■ **What you are asked to do**
Only one stretch of the data below should be repeated: the lines from the line containing "Write the Apache ECharts code for this chart." through the line containing "const crossPts = [[2115, 6.57]];", inclusive, exactly as they are.

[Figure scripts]
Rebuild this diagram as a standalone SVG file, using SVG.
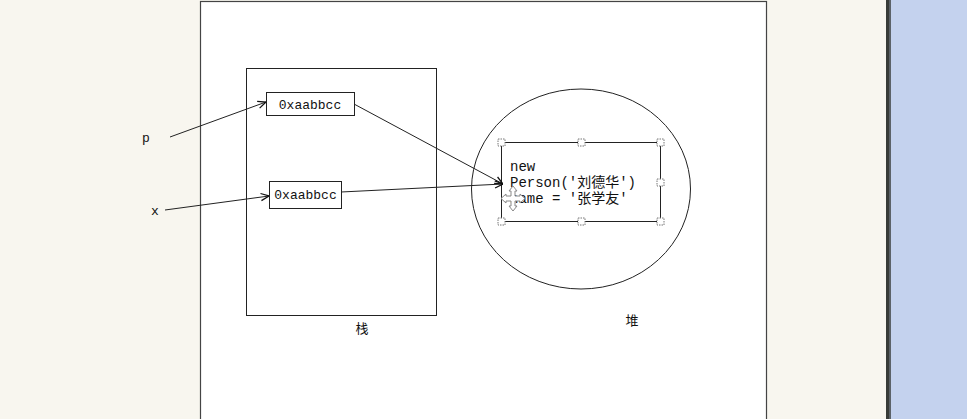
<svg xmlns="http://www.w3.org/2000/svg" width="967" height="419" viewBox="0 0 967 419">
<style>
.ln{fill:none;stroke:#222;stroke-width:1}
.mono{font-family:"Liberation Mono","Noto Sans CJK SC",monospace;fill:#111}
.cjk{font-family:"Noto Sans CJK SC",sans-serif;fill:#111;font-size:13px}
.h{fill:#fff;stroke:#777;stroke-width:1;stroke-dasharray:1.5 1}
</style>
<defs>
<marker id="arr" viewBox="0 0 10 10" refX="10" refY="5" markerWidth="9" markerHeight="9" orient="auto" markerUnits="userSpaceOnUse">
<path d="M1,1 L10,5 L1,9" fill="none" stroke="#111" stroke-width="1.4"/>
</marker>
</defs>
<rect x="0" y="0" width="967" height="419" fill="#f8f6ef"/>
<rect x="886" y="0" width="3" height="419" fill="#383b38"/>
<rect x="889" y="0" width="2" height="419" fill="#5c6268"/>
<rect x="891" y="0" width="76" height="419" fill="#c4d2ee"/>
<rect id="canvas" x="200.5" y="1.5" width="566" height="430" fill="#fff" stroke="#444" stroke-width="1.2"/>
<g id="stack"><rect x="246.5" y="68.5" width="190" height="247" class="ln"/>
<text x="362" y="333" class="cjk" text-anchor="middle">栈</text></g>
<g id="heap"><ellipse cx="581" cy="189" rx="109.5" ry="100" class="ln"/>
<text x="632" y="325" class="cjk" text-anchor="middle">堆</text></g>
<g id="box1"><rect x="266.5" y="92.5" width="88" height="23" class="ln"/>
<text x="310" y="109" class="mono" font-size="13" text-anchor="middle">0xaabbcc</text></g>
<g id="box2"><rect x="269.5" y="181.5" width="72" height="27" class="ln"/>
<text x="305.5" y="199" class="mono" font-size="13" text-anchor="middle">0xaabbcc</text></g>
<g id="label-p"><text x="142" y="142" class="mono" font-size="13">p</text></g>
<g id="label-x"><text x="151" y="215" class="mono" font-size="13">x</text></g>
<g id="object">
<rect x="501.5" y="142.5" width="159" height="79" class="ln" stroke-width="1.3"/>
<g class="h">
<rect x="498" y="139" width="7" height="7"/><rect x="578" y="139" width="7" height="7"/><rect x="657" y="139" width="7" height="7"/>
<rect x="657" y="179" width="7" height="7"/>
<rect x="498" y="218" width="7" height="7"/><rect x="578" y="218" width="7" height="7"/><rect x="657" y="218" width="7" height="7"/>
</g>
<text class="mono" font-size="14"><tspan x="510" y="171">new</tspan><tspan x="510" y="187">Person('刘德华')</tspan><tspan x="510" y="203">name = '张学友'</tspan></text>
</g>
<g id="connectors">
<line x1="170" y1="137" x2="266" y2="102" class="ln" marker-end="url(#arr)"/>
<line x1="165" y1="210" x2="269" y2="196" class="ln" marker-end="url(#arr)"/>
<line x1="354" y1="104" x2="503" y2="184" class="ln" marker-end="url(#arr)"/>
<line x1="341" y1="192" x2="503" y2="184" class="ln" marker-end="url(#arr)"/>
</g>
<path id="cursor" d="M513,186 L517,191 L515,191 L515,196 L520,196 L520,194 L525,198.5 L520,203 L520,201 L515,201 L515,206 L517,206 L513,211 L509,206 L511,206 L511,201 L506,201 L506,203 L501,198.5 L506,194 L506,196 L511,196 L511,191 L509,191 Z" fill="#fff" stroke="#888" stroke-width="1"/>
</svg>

* * *

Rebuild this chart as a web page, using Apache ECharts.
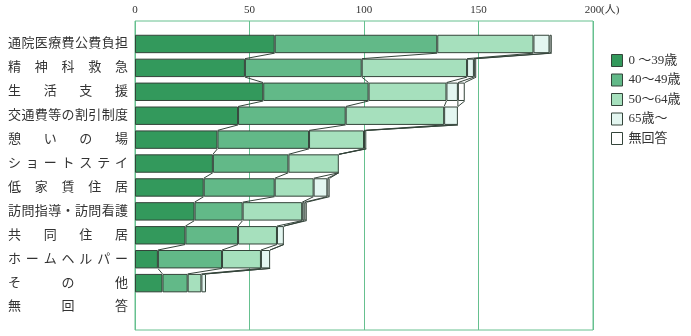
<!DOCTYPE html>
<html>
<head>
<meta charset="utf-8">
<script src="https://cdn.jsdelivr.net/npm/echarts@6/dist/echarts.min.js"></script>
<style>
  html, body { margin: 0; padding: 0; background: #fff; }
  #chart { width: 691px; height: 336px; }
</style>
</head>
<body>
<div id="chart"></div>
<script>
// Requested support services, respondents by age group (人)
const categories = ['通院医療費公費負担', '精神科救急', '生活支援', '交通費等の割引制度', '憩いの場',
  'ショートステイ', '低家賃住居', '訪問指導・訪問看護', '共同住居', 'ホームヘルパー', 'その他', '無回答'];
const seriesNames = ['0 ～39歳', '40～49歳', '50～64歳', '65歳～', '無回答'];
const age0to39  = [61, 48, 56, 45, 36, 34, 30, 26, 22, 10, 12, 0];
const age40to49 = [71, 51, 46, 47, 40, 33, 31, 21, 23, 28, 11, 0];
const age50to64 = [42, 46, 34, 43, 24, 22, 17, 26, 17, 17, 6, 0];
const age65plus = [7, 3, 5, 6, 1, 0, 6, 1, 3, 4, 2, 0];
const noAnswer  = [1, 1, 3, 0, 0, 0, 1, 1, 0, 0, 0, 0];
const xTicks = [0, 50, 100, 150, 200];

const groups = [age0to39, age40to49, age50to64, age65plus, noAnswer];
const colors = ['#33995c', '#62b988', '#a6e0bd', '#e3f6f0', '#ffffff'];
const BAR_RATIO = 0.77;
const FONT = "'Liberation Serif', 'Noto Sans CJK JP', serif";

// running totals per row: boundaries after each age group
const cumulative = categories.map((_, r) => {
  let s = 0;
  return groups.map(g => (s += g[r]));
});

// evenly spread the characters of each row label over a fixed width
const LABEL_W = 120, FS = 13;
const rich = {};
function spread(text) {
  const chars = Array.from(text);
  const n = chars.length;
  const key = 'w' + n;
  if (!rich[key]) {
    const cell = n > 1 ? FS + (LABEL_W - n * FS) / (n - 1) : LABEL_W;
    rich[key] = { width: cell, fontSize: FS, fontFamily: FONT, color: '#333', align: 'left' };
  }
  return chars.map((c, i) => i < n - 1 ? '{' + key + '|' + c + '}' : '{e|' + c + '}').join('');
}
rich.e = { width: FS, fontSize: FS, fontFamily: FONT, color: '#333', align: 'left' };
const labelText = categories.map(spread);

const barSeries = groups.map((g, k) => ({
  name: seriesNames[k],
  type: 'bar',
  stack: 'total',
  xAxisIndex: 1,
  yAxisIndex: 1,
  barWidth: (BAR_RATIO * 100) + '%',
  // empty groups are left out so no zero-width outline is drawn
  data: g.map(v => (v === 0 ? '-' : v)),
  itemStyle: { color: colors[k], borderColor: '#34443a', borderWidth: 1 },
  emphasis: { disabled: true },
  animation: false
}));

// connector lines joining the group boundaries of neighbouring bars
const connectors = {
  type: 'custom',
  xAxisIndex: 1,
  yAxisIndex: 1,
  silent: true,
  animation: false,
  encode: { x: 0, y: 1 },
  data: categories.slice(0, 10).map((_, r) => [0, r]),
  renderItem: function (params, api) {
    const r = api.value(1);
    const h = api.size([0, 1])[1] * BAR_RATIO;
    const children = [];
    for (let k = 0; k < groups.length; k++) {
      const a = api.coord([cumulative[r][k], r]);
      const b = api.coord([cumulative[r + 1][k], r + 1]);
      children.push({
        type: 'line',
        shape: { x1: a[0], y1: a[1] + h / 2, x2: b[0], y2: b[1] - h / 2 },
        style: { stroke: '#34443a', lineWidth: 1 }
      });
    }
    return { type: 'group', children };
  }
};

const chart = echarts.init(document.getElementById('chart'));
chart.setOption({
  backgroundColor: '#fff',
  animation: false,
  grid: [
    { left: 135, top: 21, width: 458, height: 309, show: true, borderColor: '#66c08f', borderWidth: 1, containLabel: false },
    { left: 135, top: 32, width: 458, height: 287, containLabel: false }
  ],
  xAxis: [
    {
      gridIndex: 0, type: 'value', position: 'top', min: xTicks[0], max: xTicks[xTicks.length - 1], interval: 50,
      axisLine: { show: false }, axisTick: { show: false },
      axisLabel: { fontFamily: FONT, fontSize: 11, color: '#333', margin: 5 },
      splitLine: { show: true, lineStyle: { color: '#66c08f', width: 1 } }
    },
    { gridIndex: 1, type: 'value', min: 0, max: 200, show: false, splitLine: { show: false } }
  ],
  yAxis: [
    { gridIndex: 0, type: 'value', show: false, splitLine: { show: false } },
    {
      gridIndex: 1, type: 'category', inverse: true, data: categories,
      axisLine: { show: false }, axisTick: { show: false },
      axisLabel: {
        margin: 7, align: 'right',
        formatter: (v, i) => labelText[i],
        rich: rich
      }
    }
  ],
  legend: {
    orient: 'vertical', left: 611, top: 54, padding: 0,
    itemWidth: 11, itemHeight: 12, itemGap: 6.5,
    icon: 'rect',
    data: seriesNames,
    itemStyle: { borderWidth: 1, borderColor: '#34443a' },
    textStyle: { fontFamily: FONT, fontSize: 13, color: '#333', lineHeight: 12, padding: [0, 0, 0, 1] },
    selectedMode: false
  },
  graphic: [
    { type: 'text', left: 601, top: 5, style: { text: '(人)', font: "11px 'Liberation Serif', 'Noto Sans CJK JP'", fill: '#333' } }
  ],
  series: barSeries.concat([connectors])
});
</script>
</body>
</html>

...

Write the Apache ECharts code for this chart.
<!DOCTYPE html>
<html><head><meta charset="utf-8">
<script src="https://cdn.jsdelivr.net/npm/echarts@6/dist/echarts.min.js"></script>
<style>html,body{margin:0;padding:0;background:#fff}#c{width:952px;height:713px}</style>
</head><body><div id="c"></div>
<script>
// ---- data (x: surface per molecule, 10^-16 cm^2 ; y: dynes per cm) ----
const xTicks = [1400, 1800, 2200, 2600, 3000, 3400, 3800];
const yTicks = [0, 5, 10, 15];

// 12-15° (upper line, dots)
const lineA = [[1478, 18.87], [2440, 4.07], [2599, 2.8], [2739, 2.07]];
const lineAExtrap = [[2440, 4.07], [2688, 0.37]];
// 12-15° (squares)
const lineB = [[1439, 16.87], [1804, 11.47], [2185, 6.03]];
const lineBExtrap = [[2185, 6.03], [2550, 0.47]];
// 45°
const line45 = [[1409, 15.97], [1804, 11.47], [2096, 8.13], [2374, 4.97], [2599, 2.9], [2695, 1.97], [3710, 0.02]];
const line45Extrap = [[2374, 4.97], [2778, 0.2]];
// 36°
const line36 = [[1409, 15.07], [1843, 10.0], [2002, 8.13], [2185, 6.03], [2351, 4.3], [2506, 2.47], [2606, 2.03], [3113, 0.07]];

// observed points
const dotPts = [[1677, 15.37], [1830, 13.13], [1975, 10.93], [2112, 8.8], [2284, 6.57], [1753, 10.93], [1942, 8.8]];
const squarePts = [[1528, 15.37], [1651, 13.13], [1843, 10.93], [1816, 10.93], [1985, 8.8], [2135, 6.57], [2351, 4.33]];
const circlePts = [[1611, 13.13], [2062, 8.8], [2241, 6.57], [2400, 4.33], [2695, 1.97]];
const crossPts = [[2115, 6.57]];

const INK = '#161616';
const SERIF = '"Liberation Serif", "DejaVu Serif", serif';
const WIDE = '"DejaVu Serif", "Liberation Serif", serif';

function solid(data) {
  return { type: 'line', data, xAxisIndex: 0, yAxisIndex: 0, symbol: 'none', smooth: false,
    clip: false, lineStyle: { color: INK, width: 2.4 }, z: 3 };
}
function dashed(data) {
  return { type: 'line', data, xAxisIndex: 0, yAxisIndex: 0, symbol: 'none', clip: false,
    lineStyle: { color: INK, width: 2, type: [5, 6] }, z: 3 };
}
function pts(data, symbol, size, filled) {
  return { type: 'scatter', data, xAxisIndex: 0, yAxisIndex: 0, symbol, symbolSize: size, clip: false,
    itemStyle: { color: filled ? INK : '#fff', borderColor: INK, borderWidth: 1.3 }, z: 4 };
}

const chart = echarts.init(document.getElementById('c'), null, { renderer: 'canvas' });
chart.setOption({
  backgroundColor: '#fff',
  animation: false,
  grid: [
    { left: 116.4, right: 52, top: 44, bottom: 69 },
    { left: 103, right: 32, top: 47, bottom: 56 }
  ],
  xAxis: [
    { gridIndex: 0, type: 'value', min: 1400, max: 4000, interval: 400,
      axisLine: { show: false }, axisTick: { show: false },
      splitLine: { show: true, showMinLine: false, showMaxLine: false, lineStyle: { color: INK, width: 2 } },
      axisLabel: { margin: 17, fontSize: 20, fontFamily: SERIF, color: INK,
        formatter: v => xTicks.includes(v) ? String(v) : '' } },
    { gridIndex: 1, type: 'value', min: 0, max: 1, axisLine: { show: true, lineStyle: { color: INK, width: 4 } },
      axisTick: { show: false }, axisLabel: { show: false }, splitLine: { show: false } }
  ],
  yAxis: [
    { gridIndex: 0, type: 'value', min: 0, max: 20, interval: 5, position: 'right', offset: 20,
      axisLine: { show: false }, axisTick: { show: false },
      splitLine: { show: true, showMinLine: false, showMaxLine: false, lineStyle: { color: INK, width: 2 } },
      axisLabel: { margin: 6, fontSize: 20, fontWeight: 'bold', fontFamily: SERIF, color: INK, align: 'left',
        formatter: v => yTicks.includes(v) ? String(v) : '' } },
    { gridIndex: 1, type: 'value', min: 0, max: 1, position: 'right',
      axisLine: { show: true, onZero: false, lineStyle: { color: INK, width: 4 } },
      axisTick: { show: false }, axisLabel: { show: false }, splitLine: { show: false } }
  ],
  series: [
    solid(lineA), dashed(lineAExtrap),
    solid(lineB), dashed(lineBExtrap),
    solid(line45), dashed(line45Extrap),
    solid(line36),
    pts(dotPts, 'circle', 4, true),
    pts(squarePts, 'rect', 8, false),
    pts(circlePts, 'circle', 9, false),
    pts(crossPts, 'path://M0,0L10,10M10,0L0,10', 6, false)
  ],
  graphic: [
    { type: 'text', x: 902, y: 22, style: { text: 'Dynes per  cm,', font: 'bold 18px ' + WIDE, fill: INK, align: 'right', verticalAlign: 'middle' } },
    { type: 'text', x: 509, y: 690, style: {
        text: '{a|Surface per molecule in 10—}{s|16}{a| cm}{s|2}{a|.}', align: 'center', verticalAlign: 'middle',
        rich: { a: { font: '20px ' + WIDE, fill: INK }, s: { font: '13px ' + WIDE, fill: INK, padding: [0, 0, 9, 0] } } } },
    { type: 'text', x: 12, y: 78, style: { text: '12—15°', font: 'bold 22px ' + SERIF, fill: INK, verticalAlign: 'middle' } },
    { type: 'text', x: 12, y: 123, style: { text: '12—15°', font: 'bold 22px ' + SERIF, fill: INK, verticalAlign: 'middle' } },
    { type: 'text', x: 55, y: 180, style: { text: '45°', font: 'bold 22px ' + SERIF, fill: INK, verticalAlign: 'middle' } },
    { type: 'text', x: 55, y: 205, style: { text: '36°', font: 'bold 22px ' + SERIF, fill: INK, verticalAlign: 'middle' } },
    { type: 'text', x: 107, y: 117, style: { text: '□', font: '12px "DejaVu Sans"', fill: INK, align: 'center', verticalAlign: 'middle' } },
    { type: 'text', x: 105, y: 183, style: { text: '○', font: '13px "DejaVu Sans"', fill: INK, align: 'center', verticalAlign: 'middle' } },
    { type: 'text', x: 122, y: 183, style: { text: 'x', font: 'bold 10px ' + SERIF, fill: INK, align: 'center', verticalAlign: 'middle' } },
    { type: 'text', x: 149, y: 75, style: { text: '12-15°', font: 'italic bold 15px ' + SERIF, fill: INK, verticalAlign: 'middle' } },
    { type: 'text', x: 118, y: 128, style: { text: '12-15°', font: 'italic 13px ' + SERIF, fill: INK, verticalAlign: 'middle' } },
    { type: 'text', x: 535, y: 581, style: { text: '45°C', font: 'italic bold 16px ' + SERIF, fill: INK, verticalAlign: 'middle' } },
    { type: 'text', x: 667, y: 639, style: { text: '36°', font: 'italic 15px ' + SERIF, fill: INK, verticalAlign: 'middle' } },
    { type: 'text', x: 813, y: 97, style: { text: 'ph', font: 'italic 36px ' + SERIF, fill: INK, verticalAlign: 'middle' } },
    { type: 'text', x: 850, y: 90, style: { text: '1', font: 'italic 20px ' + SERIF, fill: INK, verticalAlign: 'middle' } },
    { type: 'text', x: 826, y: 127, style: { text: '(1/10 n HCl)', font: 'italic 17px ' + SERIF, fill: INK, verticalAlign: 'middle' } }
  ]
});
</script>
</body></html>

■ **Solution below**
Write the Apache ECharts code for this chart.
<!DOCTYPE html>
<html><head><meta charset="utf-8">
<script src="https://cdn.jsdelivr.net/npm/echarts@6/dist/echarts.min.js"></script>
<style>html,body{margin:0;padding:0;background:#fff}#c{width:952px;height:713px}</style>
</head><body><div id="c"></div>
<script>
// ---- data (x: surface per molecule, 10^-16 cm^2 ; y: dynes per cm) ----
const xTicks = [1400, 1800, 2200, 2600, 3000, 3400, 3800];
const yTicks = [0, 5, 10, 15];

// 12-15° (upper line, dots)
const lineA = [[1478, 18.87], [2440, 4.07], [2599, 2.8], [2739, 2.07]];
const lineAExtrap = [[2440, 4.07], [2688, 0.37]];
// 12-15° (squares)
const lineB = [[1439, 16.87], [1804, 11.47], [2185, 6.03]];
const lineBExtrap = [[2185, 6.03], [2550, 0.47]];
// 45°
const line45 = [[1409, 15.97], [1804, 11.47], [2096, 8.13], [2374, 4.97], [2599, 2.9], [2695, 1.97], [3710, 0.02]];
const line45Extrap = [[2374, 4.97], [2778, 0.2]];
// 36°
const line36 = [[1409, 15.07], [1843, 10.0], [2002, 8.13], [2185, 6.03], [2351, 4.3], [2506, 2.47], [2606, 2.03], [3113, 0.07]];

// observed points
const dotPts = [[1677, 15.37], [1830, 13.13], [1975, 10.93], [2112, 8.8], [2284, 6.57], [1753, 10.93], [1942, 8.8]];
const squarePts = [[1528, 15.37], [1651, 13.13], [1843, 10.93], [1816, 10.93], [1985, 8.8], [2135, 6.57], [2351, 4.33]];
const circlePts = [[1611, 13.13], [2062, 8.8], [2241, 6.57], [2400, 4.33], [2695, 1.97]];
const crossPts = [[2115, 6.57]];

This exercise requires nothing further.